Submitted to: Journal of Chromatographic Science
Publication Type: Peer Reviewed Journal
Publication Acceptance Date: 5/29/1996
Publication Date: N/A
Interpretive Summary: Reliable and cost-effective methods are needed to identify and quantify the fatty acids in today's foods, in new crop varieties, and in newer fats and oils being developed. Fatty acids are the principal components of the fats and oils that influence a food's palatability, stability, functional characteristics, and nutritional properties. In addition, food-labeling regulations now require that fat contents be calculated from fatty acid analyses, not by measurement of constituents referred to as total-lipid. The practice of gas chromatography (GC) with capillary columns, now the basis of all modern fatty acid analyses, has not been well served by the multitude of GC methods presently being used, viz., different types of capillary columns, operated at many different temperatures. Heterogeneity of methods and practices diminishes the value of published data, complicates the collection of new data, and hinders summarization for databases of food composition. This work was undertaken to bring more order to the process, and it has: a "standard" column was identified; GC retention information has been obtained for a great many of the fatty acids encountered in the analysis of foods; and optimal GC column temperatures were established for analyses carried out on the "standard" column. The result is a simple protocol for chemists, food technologists and nutritional scientists to use to accurately identify individual fatty acids during chemical analysis of foods and other natural products.

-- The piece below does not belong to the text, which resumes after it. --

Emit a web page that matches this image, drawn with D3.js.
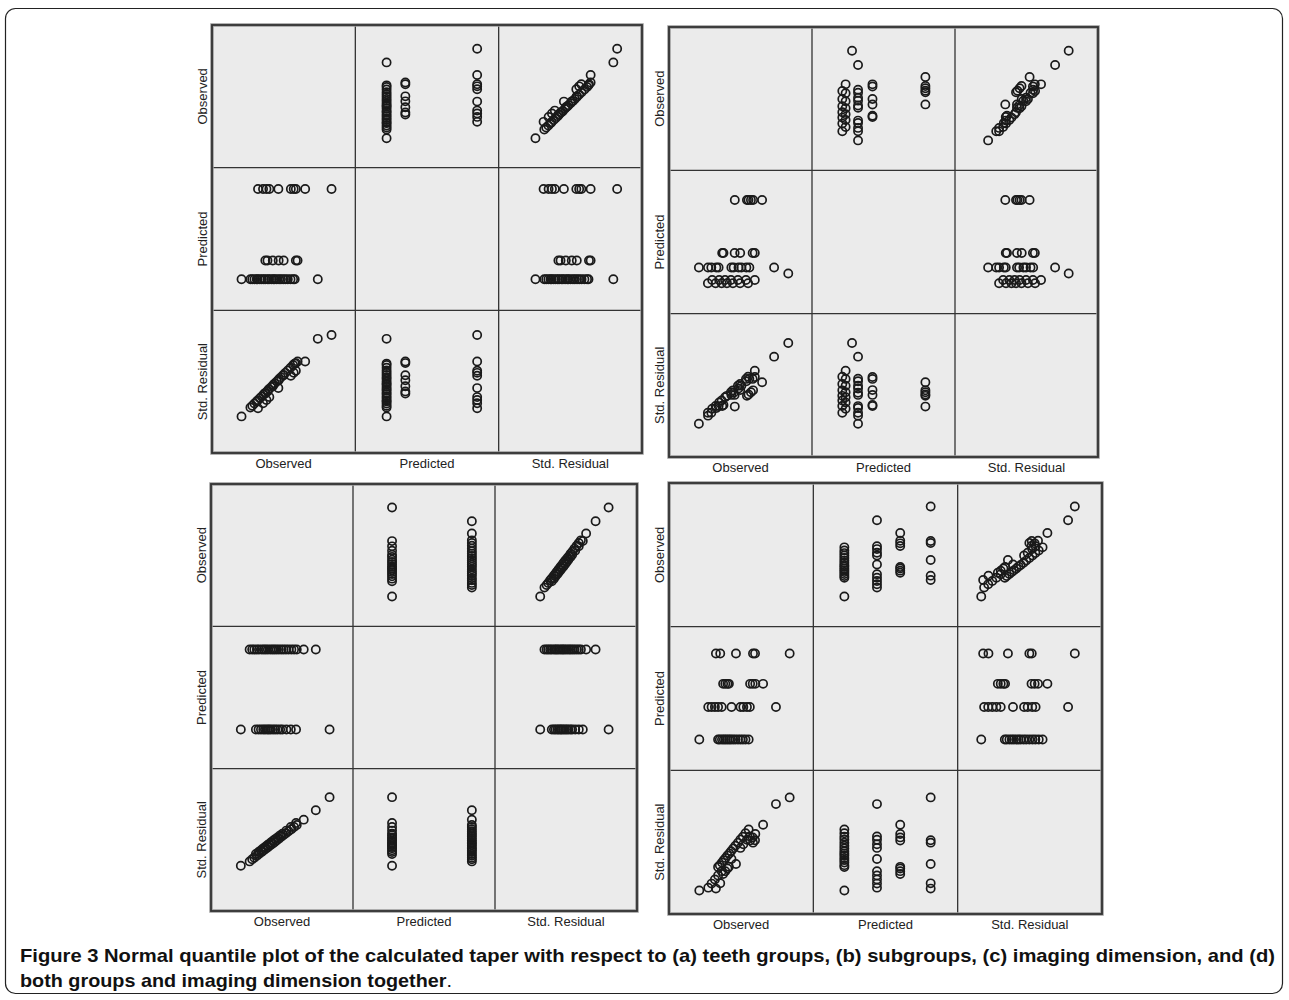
<!DOCTYPE html>
<html><head><meta charset="utf-8">
<script src="https://cdn.jsdelivr.net/npm/d3@7"></script>
<style>body{margin:0;background:#fff}</style>
</head><body>
<svg id="chart" width="1289" height="1000"></svg>
<script>
// Variable names of each scatter-plot matrix
const variables = ["Observed", "Predicted", "Std. Residual"];
const domainObserved = [0, 10];
const domainPredicted = [0, 10];
const domainResidual = [-3, 3];

// (a) teeth groups
const observedA = [8.34, 6.50, 5.85, 5.70, 5.50, 4.63, 4.00, 3.80, 3.56, 3.21,
  3.72, 3.87, 4.24, 4.65, 5.00, 5.85, 5.97,
  2.06, 7.38, 2.68, 2.81, 2.96, 3.12, 3.18, 3.34, 3.47, 3.61, 3.72, 3.89, 3.98, 4.14, 4.28, 4.37, 4.52, 4.68, 4.81, 4.97, 5.12, 5.29, 5.48, 5.66, 5.77];
const predictedA = [8.50, 8.50, 8.50, 8.50, 8.50, 8.50, 8.50, 8.50, 8.50, 8.50,
  3.49, 3.49, 3.49, 3.49, 3.49, 3.49, 3.49,
  2.18, 2.18, 2.18, 2.18, 2.18, 2.18, 2.18, 2.18, 2.18, 2.18, 2.18, 2.18, 2.18, 2.18, 2.18, 2.18, 2.18, 2.18, 2.18, 2.18, 2.18, 2.18, 2.18, 2.18, 2.18];
const residualA = [1.96, 0.85, 0.46, 0.37, 0.25, -0.27, -0.65, -0.77, -0.91, -1.12,
  -0.50, -0.41, -0.19, 0.06, 0.27, 0.78, 0.85,
  -1.46, 1.80, -1.09, -1.01, -0.92, -0.83, -0.79, -0.70, -0.62, -0.53, -0.47, -0.37, -0.31, -0.22, -0.13, -0.08, 0.01, 0.11, 0.19, 0.28, 0.37, 0.47, 0.59, 0.70, 0.76];

// (b) subgroups
const observedB = [2.72, 3.26, 3.68, 4.05, 4.47, 4.97, 5.53,
  3.02, 3.51, 3.92, 4.33, 4.82, 5.38, 6.00,
  8.34,
  2.09, 2.73, 2.96, 3.31, 3.47, 4.36, 4.52, 4.86, 5.06, 5.41, 5.62, 7.35,
  3.72, 3.81, 4.59, 4.98, 5.85, 6.00,
  4.60, 5.45, 5.56, 5.73, 5.88, 6.51];
const predictedB = [2.12, 2.12, 2.12, 2.12, 2.12, 2.12, 2.12,
  2.35, 2.35, 2.35, 2.35, 2.35, 2.35, 2.35,
  2.80,
  3.22, 3.22, 3.22, 3.22, 3.22, 3.22, 3.22, 3.22, 3.22, 3.22, 3.22, 3.22,
  4.23, 4.23, 4.23, 4.23, 4.23, 4.23,
  7.93, 7.93, 7.93, 7.93, 7.93, 7.93];
const residualB = [-1.15, -0.86, -0.63, -0.44, -0.21, 0.06, 0.36,
  -0.98, -0.72, -0.50, -0.29, -0.02, 0.27, 0.61,
  1.77,
  -1.61, -1.27, -1.15, -0.95, -0.87, -0.40, -0.31, -0.13, -0.02, 0.17, 0.28, 1.20,
  -0.87, -0.82, -0.40, -0.20, 0.27, 0.35,
  -0.89, -0.44, -0.38, -0.29, -0.21, 0.13];

// (c) imaging dimension
const observedC = [2.10, 3.16, 3.35, 3.52, 3.68, 3.81, 3.96, 4.08, 4.21, 4.37, 4.52, 4.68, 4.87, 5.03, 5.31, 5.62, 5.99, 8.35,
  2.72, 2.90, 3.05, 3.23, 3.38, 3.57, 3.72, 3.86, 4.01, 4.18, 4.33, 4.47, 4.62, 4.78, 4.95, 5.11, 5.28, 5.46, 5.66, 5.85, 6.04, 6.53, 7.38];
const predictedC = [2.75, 2.75, 2.75, 2.75, 2.75, 2.75, 2.75, 2.75, 2.75, 2.75, 2.75, 2.75, 2.75, 2.75, 2.75, 2.75, 2.75, 2.75,
  8.37, 8.37, 8.37, 8.37, 8.37, 8.37, 8.37, 8.37, 8.37, 8.37, 8.37, 8.37, 8.37, 8.37, 8.37, 8.37, 8.37, 8.37, 8.37, 8.37, 8.37, 8.37, 8.37];
const residualC = [-1.09, -0.60, -0.51, -0.44, -0.36, -0.30, -0.23, -0.18, -0.11, -0.04, 0.03, 0.10, 0.19, 0.26, 0.39, 0.54, 0.71, 1.80,
  -0.91, -0.82, -0.75, -0.67, -0.60, -0.51, -0.44, -0.38, -0.31, -0.23, -0.16, -0.10, -0.03, 0.05, 0.13, 0.20, 0.28, 0.36, 0.45, 0.54, 0.63, 0.85, 1.25];

// (d) groups and imaging dimension together
const observedD = [2.10, 3.40, 3.52, 3.67, 3.80, 3.92, 4.05, 4.18, 4.30, 4.45, 4.60, 4.78, 4.95, 5.12, 5.30, 5.52,
  2.72, 2.95, 3.18, 3.40, 3.65, 4.33, 4.95, 5.15, 5.40, 5.60, 7.41,
  3.75, 3.90, 4.05, 4.15, 5.62, 5.80, 5.98, 6.52,
  3.25, 3.55, 4.64, 5.82, 5.96, 8.36];
const predictedD = [2.15, 2.15, 2.15, 2.15, 2.15, 2.15, 2.15, 2.15, 2.15, 2.15, 2.15, 2.15, 2.15, 2.15, 2.15, 2.15,
  4.41, 4.41, 4.41, 4.41, 4.41, 4.41, 4.41, 4.41, 4.41, 4.41, 4.41,
  6.02, 6.02, 6.02, 6.02, 6.02, 6.02, 6.02, 6.02,
  8.13, 8.13, 8.13, 8.13, 8.13, 8.13];
const residualD = [-2.02, -1.04, -0.96, -0.85, -0.75, -0.66, -0.56, -0.47, -0.38, -0.26, -0.15, -0.02, 0.11, 0.23, 0.37, 0.53,
  -1.90, -1.73, -1.56, -1.39, -1.21, -0.70, -0.24, -0.09, 0.10, 0.24, 1.59,
  -1.33, -1.21, -1.10, -1.03, 0.07, 0.20, 0.34, 0.73,
  -1.94, -1.72, -0.91, -0.02, 0.08, 1.87];

const captionBold1 = "Figure 3 Normal quantile plot of the calculated taper with respect to (a) teeth groups, (b) subgroups, (c) imaging dimension, and (d)";
const captionBold2 = "both groups and imaging dimension together";
const captionEnd = ".";

// ---- layout ----
const panels = [
  {obs: observedA, pred: predictedA, res: residualA, x: 212, y: 25, w: 430, h: 428},
  {obs: observedB, pred: predictedB, res: residualB, x: 669, y: 27, w: 429, h: 430},
  {obs: observedC, pred: predictedC, res: residualC, x: 211, y: 484, w: 426, h: 427},
  {obs: observedD, pred: predictedD, res: residualD, x: 669, y: 483, w: 433, h: 431}
];
const domains = [domainObserved, domainPredicted, domainResidual];

const svg = d3.select("#chart");

// outer figure frame
svg.append("rect").attr("x", 5.5).attr("y", 8.5).attr("width", 1277).attr("height", 985)
  .attr("rx", 10).attr("fill", "none").attr("stroke", "#222").attr("stroke-width", 1.2);

panels.forEach(p => {
  const g = svg.append("g").attr("transform", `translate(${p.x},${p.y})`);
  const cw = p.w / 3, ch = p.h / 3;
  const cols = [p.obs, p.pred, p.res];
  const xs = domains.map((d, j) => d3.scaleLinear().domain(d).range([j * cw, (j + 1) * cw]));
  const ys = domains.map((d, i) => d3.scaleLinear().domain(d).range([(i + 1) * ch, i * ch]));

  g.append("rect").attr("width", p.w).attr("height", p.h).attr("fill", "#ebebeb");

  const idx = d3.range(p.obs.length);
  for (let i = 0; i < 3; i++) {
    for (let j = 0; j < 3; j++) {
      if (i === j) continue;
      g.append("g").selectAll("circle").data(idx).join("circle")
        .attr("cx", k => xs[j](cols[j][k]))
        .attr("cy", k => ys[i](cols[i][k]))
        .attr("r", 4.1)
        .attr("fill", "none")
        .attr("stroke", "#1a1a1a")
        .attr("stroke-width", 1.7);
    }
  }
  // inner grid lines
  [1, 2].forEach(k => {
    g.append("line").attr("x1", k * cw).attr("x2", k * cw).attr("y1", 0).attr("y2", p.h)
      .attr("stroke", "#333").attr("stroke-width", 1.3);
    g.append("line").attr("y1", k * ch).attr("y2", k * ch).attr("x1", 0).attr("x2", p.w)
      .attr("stroke", "#333").attr("stroke-width", 1.3);
  });
  // frame
  g.append("rect").attr("width", p.w).attr("height", p.h).attr("fill", "none")
    .attr("stroke", "#9a9a9a").attr("stroke-width", 3.5);
  g.append("rect").attr("width", p.w).attr("height", p.h).attr("fill", "none")
    .attr("stroke", "#333").attr("stroke-width", 1.8);

  // labels
  variables.forEach((v, j) => {
    g.append("text").attr("x", (j + 0.5) * cw).attr("y", p.h + 15)
      .attr("text-anchor", "middle").attr("font-family", "'Liberation Sans', Arial, sans-serif")
      .attr("font-size", 13).attr("fill", "#222").text(v);
    g.append("text").attr("transform", `translate(-5,${(j + 0.5) * ch}) rotate(-90)`)
      .attr("text-anchor", "middle").attr("font-family", "'Liberation Sans', Arial, sans-serif")
      .attr("font-size", 13).attr("fill", "#222").text(v);
  });
});

// caption
const capFont = "'Liberation Sans Narrow', 'Liberation Sans', Arial, sans-serif";
svg.append("text").attr("x", 20).attr("y", 962).attr("font-family", capFont)
  .attr("font-size", 19).attr("font-weight", "bold").attr("fill", "#111")
  .attr("textLength", 1255).attr("lengthAdjust", "spacingAndGlyphs").text(captionBold1);
const t2 = svg.append("text").attr("x", 20).attr("y", 987).attr("font-family", capFont)
  .attr("font-size", 19).attr("fill", "#111")
  .attr("textLength", 432).attr("lengthAdjust", "spacingAndGlyphs");
t2.append("tspan").attr("font-weight", "bold").text(captionBold2);
t2.append("tspan").attr("font-weight", "normal").text(captionEnd);
</script>
</body></html>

Technical Abstract: It is very common to use some sort of temperature program in the analysis of fatty acid methyl esters. For samples containing only a few components or for situations where all samples are basically the same, temperature programming can offer certain advantages. Unfortunately, though, samples such as that are certainly not the norm in routine food fatty acid analysis. We have taken a particular type of GLC column the Carbowax-20M phase (cross-linked) in fused-silica recommended by R. G. Ackman as a "standard" for fatty acid analysis (it simplifies the work, and reduces the chance for errors) and chromatographed mixtures of methyl esters at column temperature settings ranging from 170 degrees to 250 degrees C. Three specific temperatures have been found (183 degrees, 212 degrees, and 247 degrees) that permit complete resolution of a very wide array of acids, under strictly isothermal conditions. ECL values have been compiled for use in assigning identities of fatty acid methyl esters. Also, the specific responses of individual methyl esters to alterations in column temperature can be of use in helping to identify the peaks in complex mixtures.